● Required work:
Copy the data exactly as it appears, and do not include any pictures.
# # # # #
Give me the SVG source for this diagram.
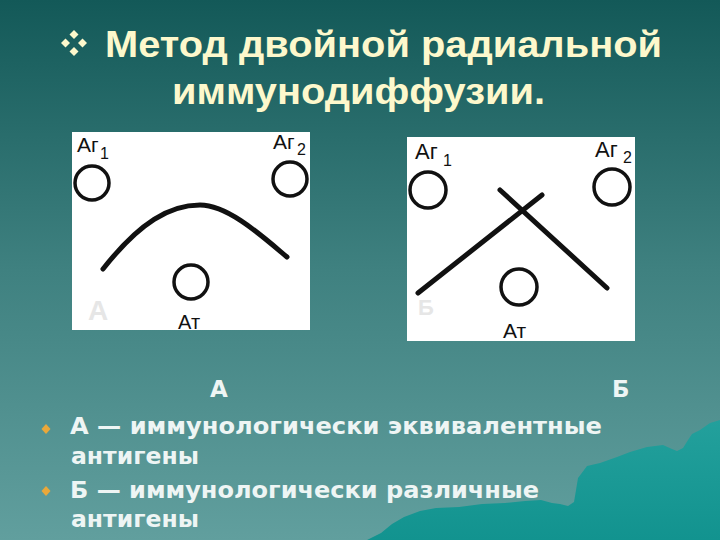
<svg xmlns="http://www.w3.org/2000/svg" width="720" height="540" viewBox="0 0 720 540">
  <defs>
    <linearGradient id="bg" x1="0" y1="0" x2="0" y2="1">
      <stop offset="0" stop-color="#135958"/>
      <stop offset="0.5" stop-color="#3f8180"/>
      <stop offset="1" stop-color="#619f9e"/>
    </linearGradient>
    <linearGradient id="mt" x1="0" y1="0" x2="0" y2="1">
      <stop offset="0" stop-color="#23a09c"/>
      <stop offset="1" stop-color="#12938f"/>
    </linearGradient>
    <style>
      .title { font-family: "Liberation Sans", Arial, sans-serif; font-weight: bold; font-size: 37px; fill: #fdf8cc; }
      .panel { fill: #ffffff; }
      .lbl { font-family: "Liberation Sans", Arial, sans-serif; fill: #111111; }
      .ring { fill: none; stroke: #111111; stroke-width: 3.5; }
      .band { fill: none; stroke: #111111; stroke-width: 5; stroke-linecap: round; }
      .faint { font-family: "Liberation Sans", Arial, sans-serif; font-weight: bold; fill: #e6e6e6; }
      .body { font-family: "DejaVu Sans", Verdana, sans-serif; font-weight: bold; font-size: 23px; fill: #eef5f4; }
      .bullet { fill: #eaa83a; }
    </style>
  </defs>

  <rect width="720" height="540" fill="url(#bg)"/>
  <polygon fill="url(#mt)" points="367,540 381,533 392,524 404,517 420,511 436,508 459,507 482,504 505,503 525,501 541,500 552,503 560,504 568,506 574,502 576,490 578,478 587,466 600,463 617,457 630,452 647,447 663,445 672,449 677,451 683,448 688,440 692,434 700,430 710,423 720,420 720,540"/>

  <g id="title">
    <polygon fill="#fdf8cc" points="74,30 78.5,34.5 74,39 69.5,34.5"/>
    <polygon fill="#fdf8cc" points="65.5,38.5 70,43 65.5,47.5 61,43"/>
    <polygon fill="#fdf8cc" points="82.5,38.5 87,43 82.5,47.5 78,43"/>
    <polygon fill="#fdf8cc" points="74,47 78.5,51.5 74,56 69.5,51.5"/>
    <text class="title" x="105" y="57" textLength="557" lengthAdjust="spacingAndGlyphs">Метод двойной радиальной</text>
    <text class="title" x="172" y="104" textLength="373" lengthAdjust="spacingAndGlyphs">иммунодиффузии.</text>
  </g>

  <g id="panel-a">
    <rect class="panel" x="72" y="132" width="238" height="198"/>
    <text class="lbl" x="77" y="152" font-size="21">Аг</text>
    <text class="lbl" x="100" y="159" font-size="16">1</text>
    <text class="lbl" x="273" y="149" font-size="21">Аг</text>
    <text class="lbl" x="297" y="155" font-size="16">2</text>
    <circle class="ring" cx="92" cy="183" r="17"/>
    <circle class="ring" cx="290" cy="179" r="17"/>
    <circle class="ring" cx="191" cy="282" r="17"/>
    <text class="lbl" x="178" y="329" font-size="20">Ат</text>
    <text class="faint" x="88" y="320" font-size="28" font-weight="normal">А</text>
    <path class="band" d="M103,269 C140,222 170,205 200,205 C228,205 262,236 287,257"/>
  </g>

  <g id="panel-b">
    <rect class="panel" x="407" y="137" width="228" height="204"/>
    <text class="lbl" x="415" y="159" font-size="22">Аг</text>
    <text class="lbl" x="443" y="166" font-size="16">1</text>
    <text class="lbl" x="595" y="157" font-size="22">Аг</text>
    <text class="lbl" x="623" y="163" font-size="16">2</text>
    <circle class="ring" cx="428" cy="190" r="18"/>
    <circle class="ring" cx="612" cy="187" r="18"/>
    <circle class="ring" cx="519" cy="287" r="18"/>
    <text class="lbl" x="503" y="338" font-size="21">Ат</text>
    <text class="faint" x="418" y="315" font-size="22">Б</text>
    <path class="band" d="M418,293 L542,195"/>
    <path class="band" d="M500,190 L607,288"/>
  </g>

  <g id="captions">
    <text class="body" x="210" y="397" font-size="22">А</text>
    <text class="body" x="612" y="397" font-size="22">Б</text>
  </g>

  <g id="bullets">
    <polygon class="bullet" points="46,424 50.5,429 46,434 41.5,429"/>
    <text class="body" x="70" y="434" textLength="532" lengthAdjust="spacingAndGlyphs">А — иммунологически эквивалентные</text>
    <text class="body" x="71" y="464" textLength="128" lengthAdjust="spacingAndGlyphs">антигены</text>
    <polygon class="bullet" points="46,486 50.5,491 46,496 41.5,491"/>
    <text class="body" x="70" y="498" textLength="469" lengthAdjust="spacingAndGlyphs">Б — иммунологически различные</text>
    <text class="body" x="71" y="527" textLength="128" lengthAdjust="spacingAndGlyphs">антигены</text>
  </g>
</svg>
# # # # #
● Output below:
Give me the SVG source for this diagram.
<svg xmlns="http://www.w3.org/2000/svg" width="720" height="540" viewBox="0 0 720 540">
  <defs>
    <linearGradient id="bg" x1="0" y1="0" x2="0" y2="1">
      <stop offset="0" stop-color="#135958"/>
      <stop offset="0.5" stop-color="#3f8180"/>
      <stop offset="1" stop-color="#619f9e"/>
    </linearGradient>
    <linearGradient id="mt" x1="0" y1="0" x2="0" y2="1">
      <stop offset="0" stop-color="#23a09c"/>
      <stop offset="1" stop-color="#12938f"/>
    </linearGradient>
    <style>
      .title { font-family: "Liberation Sans", Arial, sans-serif; font-weight: bold; font-size: 37px; fill: #fdf8cc; }
      .panel { fill: #ffffff; }
      .lbl { font-family: "Liberation Sans", Arial, sans-serif; fill: #111111; }
      .ring { fill: none; stroke: #111111; stroke-width: 3.5; }
      .band { fill: none; stroke: #111111; stroke-width: 5; stroke-linecap: round; }
      .faint { font-family: "Liberation Sans", Arial, sans-serif; font-weight: bold; fill: #e6e6e6; }
      .body { font-family: "DejaVu Sans", Verdana, sans-serif; font-weight: bold; font-size: 23px; fill: #eef5f4; }
      .bullet { fill: #eaa83a; }
    </style>
  </defs>

  <rect width="720" height="540" fill="url(#bg)"/>
  <polygon fill="url(#mt)" points="367,540 381,533 392,524 404,517 420,511 436,508 459,507 482,504 505,503 525,501 541,500 552,503 560,504 568,506 574,502 576,490 578,478 587,466 600,463 617,457 630,452 647,447 663,445 672,449 677,451 683,448 688,440 692,434 700,430 710,423 720,420 720,540"/>

  <g id="title">
    <polygon fill="#fdf8cc" points="74,30 78.5,34.5 74,39 69.5,34.5"/>
    <polygon fill="#fdf8cc" points="65.5,38.5 70,43 65.5,47.5 61,43"/>
    <polygon fill="#fdf8cc" points="82.5,38.5 87,43 82.5,47.5 78,43"/>
    <polygon fill="#fdf8cc" points="74,47 78.5,51.5 74,56 69.5,51.5"/>
    <text class="title" x="105" y="57" textLength="557" lengthAdjust="spacingAndGlyphs">Метод двойной радиальной</text>
    <text class="title" x="172" y="104" textLength="373" lengthAdjust="spacingAndGlyphs">иммунодиффузии.</text>
  </g>

  <g id="panel-a">
    <rect class="panel" x="72" y="132" width="238" height="198"/>
    <text class="lbl" x="77" y="152" font-size="21">Аг</text>
    <text class="lbl" x="100" y="159" font-size="16">1</text>
    <text class="lbl" x="273" y="149" font-size="21">Аг</text>
    <text class="lbl" x="297" y="155" font-size="16">2</text>
    <circle class="ring" cx="92" cy="183" r="17"/>
    <circle class="ring" cx="290" cy="179" r="17"/>
    <circle class="ring" cx="191" cy="282" r="17"/>
    <text class="lbl" x="178" y="329" font-size="20">Ат</text>
    <text class="faint" x="88" y="320" font-size="28" font-weight="normal">А</text>
    <path class="band" d="M103,269 C140,222 170,205 200,205 C228,205 262,236 287,257"/>
  </g>

  <g id="panel-b">
    <rect class="panel" x="407" y="137" width="228" height="204"/>
    <text class="lbl" x="415" y="159" font-size="22">Аг</text>
    <text class="lbl" x="443" y="166" font-size="16">1</text>
    <text class="lbl" x="595" y="157" font-size="22">Аг</text>
    <text class="lbl" x="623" y="163" font-size="16">2</text>
    <circle class="ring" cx="428" cy="190" r="18"/>
    <circle class="ring" cx="612" cy="187" r="18"/>
    <circle class="ring" cx="519" cy="287" r="18"/>
    <text class="lbl" x="503" y="338" font-size="21">Ат</text>
    <text class="faint" x="418" y="315" font-size="22">Б</text>
    <path class="band" d="M418,293 L542,195"/>
    <path class="band" d="M500,190 L607,288"/>
  </g>

  <g id="captions">
    <text class="body" x="210" y="397" font-size="22">А</text>
    <text class="body" x="612" y="397" font-size="22">Б</text>
  </g>

  <g id="bullets">
    <polygon class="bullet" points="46,424 50.5,429 46,434 41.5,429"/>
    <text class="body" x="70" y="434" textLength="532" lengthAdjust="spacingAndGlyphs">А — иммунологически эквивалентные</text>
    <text class="body" x="71" y="464" textLength="128" lengthAdjust="spacingAndGlyphs">антигены</text>
    <polygon class="bullet" points="46,486 50.5,491 46,496 41.5,491"/>
    <text class="body" x="70" y="498" textLength="469" lengthAdjust="spacingAndGlyphs">Б — иммунологически различные</text>
    <text class="body" x="71" y="527" textLength="128" lengthAdjust="spacingAndGlyphs">антигены</text>
  </g>
</svg>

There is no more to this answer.